The Jerusalem Arbitration Center

A breakthrough for Israelis and Palestinians.

Abbas and Netanyahu 2010 370 (photo credit: REUTERS)
Abbas and Netanyahu 2010 370
(photo credit: REUTERS)
Despite their long-standing political conflict, Israeli and Palestinian businesses engage in a significant amount of economic trade. The estimated annual total of $5 billion in trade may surprise a lot of people. But that sum may be just the proverbial tip of the iceberg. A new mechanism that launched very recently may be the key to unlocking the potential for a lot more commerce between the two parties, while strengthening ties between them.
The Jerusalem Arbitration Center has been mutually formed by the Israelis and Palestinians as the first neutral body in the region with authority to resolve commercial disputes between the two parties.
A major impediment to trade between Palestinians and Israelis, apart from the political conflict, has been the lack of a neutral and reliable mechanism for resolving their business disputes.
Where there is trade, there will always be disputes, even among long-standing allies. Israeli and Palestinian businesses both face the question of what happens if a dispute arises out of their commercial dealings: which forum can they go to in order for their dispute to be resolved fairly? The prospect of Palestinians submitting a dispute with their Israeli counterparts to an Israeli court – and vice-versa – is, unsurprisingly, not appealing, and also may not be legally and economically feasible. Will the local court be biased? Will it provide a fair process? For a relatively small dispute, will the extra expenditure of hiring a local lawyer who knows the system and can plead in the local language be worthwhile? Will the court from one jurisdiction enforce a judgment rendered by a court from the other jurisdiction? These concerns, whether perceived or real, exist on both sides.
Businesspeople who are active internationally are often faced with those very same questions in their cross-border transactions and have to undertake a risk-benefit analysis. But these concerns are even more pronounced in the Israeli- Palestinian context because of the long-standing political conflict. The fact that there has been no attractive way of resolving business disputes, therefore, has adversely impacted trade.

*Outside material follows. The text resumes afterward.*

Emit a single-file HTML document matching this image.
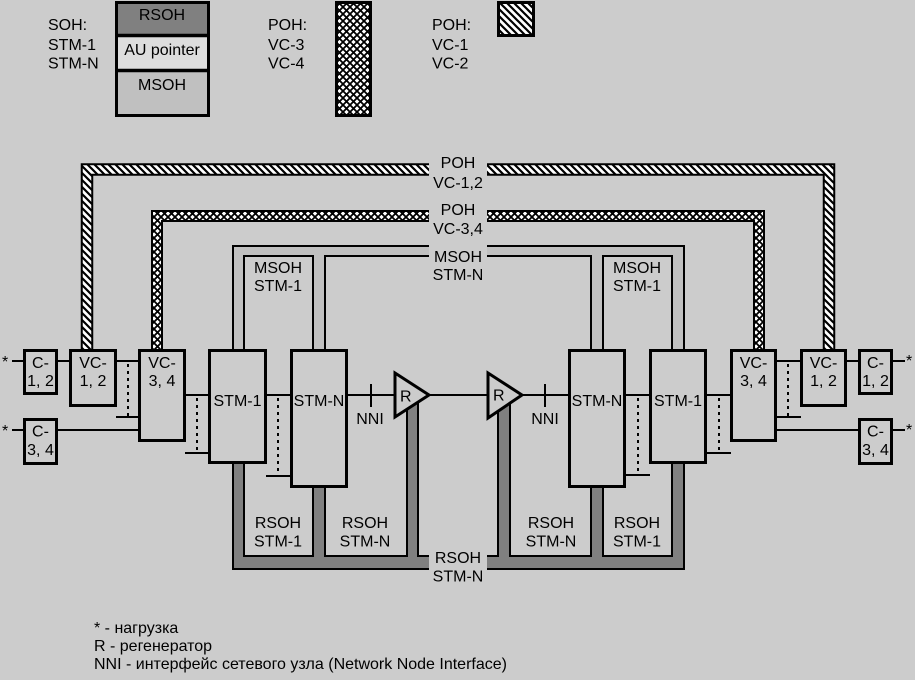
<!DOCTYPE html>
<html><head><meta charset="utf-8"><style>
html,body{margin:0;padding:0;background:#cccccc;width:915px;height:680px;overflow:hidden}
svg{display:block}
text{font-family:"Liberation Sans","DejaVu Sans",sans-serif;font-size:16px;fill:#000}
</style></head><body>
<svg width="915" height="680" viewBox="0 0 915 680" xmlns="http://www.w3.org/2000/svg">
<defs>
<pattern id="hat" width="7" height="7" patternUnits="userSpaceOnUse">
<rect width="7" height="7" fill="#fff"/>
<path d="M-2,-2 L9,9 M-2,5 L2,9 M5,-2 L9,2" stroke="#000" stroke-width="2.2"/>
</pattern>
<pattern id="crs" width="7" height="7" patternUnits="userSpaceOnUse">
<rect width="7" height="7" fill="#fff"/>
<path d="M0,0 L7,7 M7,0 L0,7" stroke="#000" stroke-width="1.8"/>
</pattern>
</defs>
<rect width="915" height="680" fill="#cccccc"/>

<!-- Legend -->
<text x="48" y="30">SOH:</text>
<text x="48" y="50">STM-1</text>
<text x="48" y="68.5">STM-N</text>
<rect x="116.5" y="2.5" width="92" height="33" fill="#808080"/>
<rect x="116.5" y="36" width="92" height="34" fill="#dddddd"/>
<rect x="116.5" y="70" width="92" height="45.5" fill="#c0c0c0"/>
<line x1="115" y1="35.5" x2="210" y2="35.5" stroke="#000" stroke-width="3.5"/>
<line x1="115" y1="70.5" x2="210" y2="70.5" stroke="#000" stroke-width="3.5"/>
<rect x="116.5" y="2.5" width="92" height="113" fill="none" stroke="#000" stroke-width="3"/>
<text x="162" y="20" text-anchor="middle">RSOH</text>
<text x="162" y="55" text-anchor="middle">AU pointer</text>
<text x="162" y="90" text-anchor="middle">MSOH</text>

<text x="268" y="30">POH:</text>
<text x="268" y="50">VC-3</text>
<text x="268" y="68.5">VC-4</text>
<rect x="336.5" y="2.5" width="34" height="113" fill="url(#crs)" stroke="#000" stroke-width="3"/>

<text x="432" y="30">POH:</text>
<text x="432" y="50">VC-1</text>
<text x="432" y="68.5">VC-2</text>
<rect x="498.5" y="2.5" width="35" height="33" fill="url(#hat)" stroke="#000" stroke-width="3"/>

<!-- POH pipes -->
<polyline points="87,352 87,169.5 829,169.5 829,352" fill="none" stroke="#000" stroke-width="12.5" stroke-linejoin="miter"/>
<polyline points="87,352 87,169.5 829,169.5 829,352" fill="none" stroke="url(#hat)" stroke-width="8.5" stroke-linejoin="miter"/>
<polyline points="157,352 157,216 759,216 759,352" fill="none" stroke="#000" stroke-width="12" stroke-linejoin="miter"/>
<polyline points="157,352 157,216 759,216 759,352" fill="none" stroke="url(#crs)" stroke-width="8" stroke-linejoin="miter"/>

<!-- MSOH bands -->
<g fill="#c0c0c0">
<rect x="233" y="246" width="451" height="10"/>
<rect x="233" y="246" width="11" height="104"/>
<rect x="313" y="256" width="12" height="94"/>
<rect x="591" y="256" width="12" height="94"/>
<rect x="672" y="246" width="12" height="104"/>
</g>
<g fill="none" stroke="#000" stroke-width="2">
<polyline points="233,350 233,246 684,246 684,350"/>
<polyline points="244,350 244,256 313,256 313,350"/>
<polyline points="325,350 325,256 591,256 591,350"/>
<polyline points="603,350 603,256 672,256 672,350"/>
</g>

<!-- RSOH bands -->
<g fill="#808080">
<rect x="233" y="556" width="451" height="13"/>
<rect x="233" y="462" width="11" height="100"/>
<rect x="313" y="486" width="12" height="76"/>
<rect x="407" y="398" width="11" height="164"/>
<rect x="498" y="398" width="12" height="164"/>
<rect x="591" y="486" width="12" height="76"/>
<rect x="672" y="462" width="12" height="100"/>
</g>
<g fill="none" stroke="#000" stroke-width="2">
<polyline points="233,462 233,569 684,569 684,462"/>
<polyline points="244,462 244,556 313,556 313,486"/>
<polyline points="325,486 325,556 407,556 407,398"/>
<polyline points="418,398 418,556 498,556 498,398"/>
<polyline points="510,398 510,556 591,556 591,486"/>
<polyline points="603,486 603,556 672,556 672,462"/>
</g>

<!-- label patches -->
<rect x="429" y="150" width="58" height="42" fill="#cccccc"/>
<rect x="429" y="198" width="58" height="40" fill="#cccccc"/>
<rect x="429" y="243" width="58" height="42" fill="#cccccc"/>
<rect x="429" y="548" width="58" height="38" fill="#cccccc"/>
<text x="458" y="168" text-anchor="middle">POH</text>
<text x="458" y="188" text-anchor="middle">VC-1,2</text>
<text x="458" y="215" text-anchor="middle">POH</text>
<text x="458" y="234" text-anchor="middle">VC-3,4</text>
<text x="458" y="262" text-anchor="middle">MSOH</text>
<text x="458" y="280" text-anchor="middle">STM-N</text>
<text x="458" y="563" text-anchor="middle">RSOH</text>
<text x="458" y="581.5" text-anchor="middle">STM-N</text>

<text x="278" y="273" text-anchor="middle">MSOH</text>
<text x="278" y="291" text-anchor="middle">STM-1</text>
<text x="637" y="273" text-anchor="middle">MSOH</text>
<text x="637" y="291" text-anchor="middle">STM-1</text>
<text x="278" y="528" text-anchor="middle">RSOH</text>
<text x="278" y="546.5" text-anchor="middle">STM-1</text>
<text x="365" y="528" text-anchor="middle">RSOH</text>
<text x="365" y="546.5" text-anchor="middle">STM-N</text>
<text x="551" y="528" text-anchor="middle">RSOH</text>
<text x="551" y="546.5" text-anchor="middle">STM-N</text>
<text x="637" y="528" text-anchor="middle">RSOH</text>
<text x="637" y="546.5" text-anchor="middle">STM-1</text>

<!-- connection lines -->
<g stroke="#000" stroke-width="2" fill="none">
<line x1="12" y1="361" x2="24" y2="361"/>
<line x1="57" y1="361" x2="70" y2="361"/>
<line x1="116" y1="361" x2="139" y2="361"/>
<line x1="116" y1="417" x2="139" y2="417"/>
<line x1="12" y1="430" x2="24" y2="430"/>
<line x1="57" y1="430" x2="139" y2="430"/>
<line x1="185" y1="395" x2="209" y2="395"/>
<line x1="185" y1="453" x2="209" y2="453"/>
<line x1="266" y1="395" x2="291" y2="395"/>
<line x1="266" y1="476" x2="291" y2="476"/>
<line x1="347" y1="395" x2="395" y2="395"/>
<line x1="430" y1="395" x2="488" y2="395"/>
<line x1="523" y1="395" x2="569" y2="395"/>
<line x1="371" y1="384" x2="371" y2="407"/>
<line x1="545" y1="384" x2="545" y2="407"/>
<line x1="625" y1="395" x2="650" y2="395"/>
<line x1="625" y1="475" x2="650" y2="475"/>
<line x1="706" y1="395" x2="731" y2="395"/>
<line x1="706" y1="453" x2="731" y2="453"/>
<line x1="776" y1="361" x2="801" y2="361"/>
<line x1="776" y1="417" x2="801" y2="417"/>
<line x1="846" y1="361" x2="859" y2="361"/>
<line x1="776" y1="430" x2="859" y2="430"/>
<line x1="892" y1="361" x2="905" y2="361"/>
<line x1="892" y1="430" x2="905" y2="430"/>
</g>
<g stroke="#000" stroke-width="2" stroke-dasharray="3,4" fill="none">
<line x1="128" y1="364" x2="128" y2="416"/>
<line x1="197" y1="398" x2="197" y2="452"/>
<line x1="278" y1="398" x2="278" y2="475"/>
<line x1="638" y1="398" x2="638" y2="474"/>
<line x1="719" y1="398" x2="719" y2="452"/>
<line x1="788" y1="364" x2="788" y2="416"/>
</g>

<!-- triangles -->
<polygon points="395,373 395,417 429,395" fill="#cccccc" stroke="#000" stroke-width="3" stroke-linejoin="miter"/>
<polygon points="488,373 488,418 522,395" fill="#cccccc" stroke="#000" stroke-width="3" stroke-linejoin="miter"/>
<text x="400" y="401.5">R</text>
<text x="493" y="400.5">R</text>
<text x="370" y="424" text-anchor="middle">NNI</text>
<text x="545" y="424" text-anchor="middle">NNI</text>

<!-- boxes -->
<g fill="#cccccc" stroke="#000" stroke-width="3">
<rect x="24.5" y="350.5" width="32" height="43"/>
<rect x="70.5" y="350.5" width="45" height="55"/>
<rect x="139.5" y="350.5" width="45" height="90"/>
<rect x="24.5" y="419.5" width="32" height="44"/>
<rect x="209.5" y="350.5" width="56" height="112"/>
<rect x="291.5" y="350.5" width="55" height="136"/>
<rect x="569.5" y="350.5" width="55" height="136"/>
<rect x="650.5" y="350.5" width="55" height="112"/>
<rect x="731.5" y="350.5" width="44" height="90"/>
<rect x="801.5" y="350.5" width="44" height="55"/>
<rect x="859.5" y="350.5" width="32" height="43"/>
<rect x="859.5" y="419.5" width="32" height="44"/>
</g>
<text x="40.5" y="368" text-anchor="middle">C-</text>
<text x="40.5" y="386" text-anchor="middle">1, 2</text>
<text x="93" y="368" text-anchor="middle">VC-</text>
<text x="93" y="386" text-anchor="middle">1, 2</text>
<text x="162" y="368" text-anchor="middle">VC-</text>
<text x="162" y="386" text-anchor="middle">3, 4</text>
<text x="40.5" y="436.5" text-anchor="middle">C-</text>
<text x="40.5" y="455" text-anchor="middle">3, 4</text>
<text x="237.5" y="406" text-anchor="middle">STM-1</text>
<text x="319" y="406" text-anchor="middle">STM-N</text>
<text x="597" y="406" text-anchor="middle">STM-N</text>
<text x="678" y="406" text-anchor="middle">STM-1</text>
<text x="753.5" y="368" text-anchor="middle">VC-</text>
<text x="753.5" y="386" text-anchor="middle">3, 4</text>
<text x="823.5" y="368" text-anchor="middle">VC-</text>
<text x="823.5" y="386" text-anchor="middle">1, 2</text>
<text x="875.5" y="368" text-anchor="middle">C-</text>
<text x="875.5" y="386" text-anchor="middle">1, 2</text>
<text x="875.5" y="436.5" text-anchor="middle">C-</text>
<text x="875.5" y="455" text-anchor="middle">3, 4</text>

<text x="2" y="367">*</text>
<text x="2" y="436">*</text>
<text x="906" y="366">*</text>
<text x="906" y="435">*</text>

<!-- bottom legend -->
<text x="94" y="633">* - нагрузка</text>
<text x="94" y="651">R - регенератор</text>
<text x="94" y="669">NNI - интерфейс сетевого узла (Network Node Interface)</text>
</svg>
</body></html>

The Israelis and Palestinians both felt this void and decided to work together, rather than separately, to create a solution.
In early 2009, a retired Israeli general- turned-businessman, Oren Shachor, the chairman of ICC (International Chamber of Commerce) Israel, and one of Palestine’s leading businessmen, Samir Hulileh, who heads up PADICO, one of the largest Palestinian holding companies, recognized that in order to increase bilateral trade, they needed a neutral, reliable and professional dispute resolution mechanism that could be trusted. They needed a legal framework that would be easily accessible to both Israelis and Palestinians. The idea of creating the Jerusalem Arbitration Center, to be based locally in east Jerusalem, was born.
The JAC, due to the intensive efforts of Shachor and Hulileh, gained the backing of a key international institution, the ICC in Paris.
On an ICC mission to Ramallah and Tel Aviv during the nascent stages of the JAC, I met with representatives from both business communities to get their input. I was rather surprised by the passion with which senior business leaders who, far from being naïve, advocated the necessity for making this initiative work.
It became clear that the JAC had the support of the people who matter most and that establishing an impartial, speedy and cost-efficient dispute resolution mechanism is a key catalyst to increase trade between these historical political adversaries.
With the help of that grass-roots support, the JAC also has managed to earn the support of the relevant ministries of both Israelis and Palestinians, again an uncommon feat.
The true inspiration for now, as we launch the JAC, and for the future, as the two states create a stronger economic bond, is how the Israelis and Palestinians both worked side-by-side from the very beginning to make the JAC happen.
While there were disagreements at times during the formative process, as happens for virtually any such venture, the two sides worked truly as a team, convincing the ICC to provide its critical backing and striving to overcome any obstacle that presented itself on the way to the JAC’s launch.
A few months ago, in preparation for the launch, the leaders of the JAC gathered in Jerusalem for a working session.
In the early evening, just as the sun was setting, a dinner was organized on the rooftop of one of the hotels overlooking the old city. The 20 or so high-level attendees included Israelis and Palestinians, as well as a few internationals from the respective business and legal communities.
They had worked hard towards the establishment of the JAC, which was finally within easy reach. The attendees naturally mixed; the atmosphere was very relaxed and amicable. The dawn of the Jerusalem Arbitration Center had produced mutual trust and a common goal enabling Israelis and Palestinians to push aside historical differences to come together to take a chance on investing in economic cooperation.
The author is the international secretary general of the Jerusalem Arbitration Center and counsel in the international arbitration group at Curtis, Mallet-Prevost, Colt & Mosle LLP.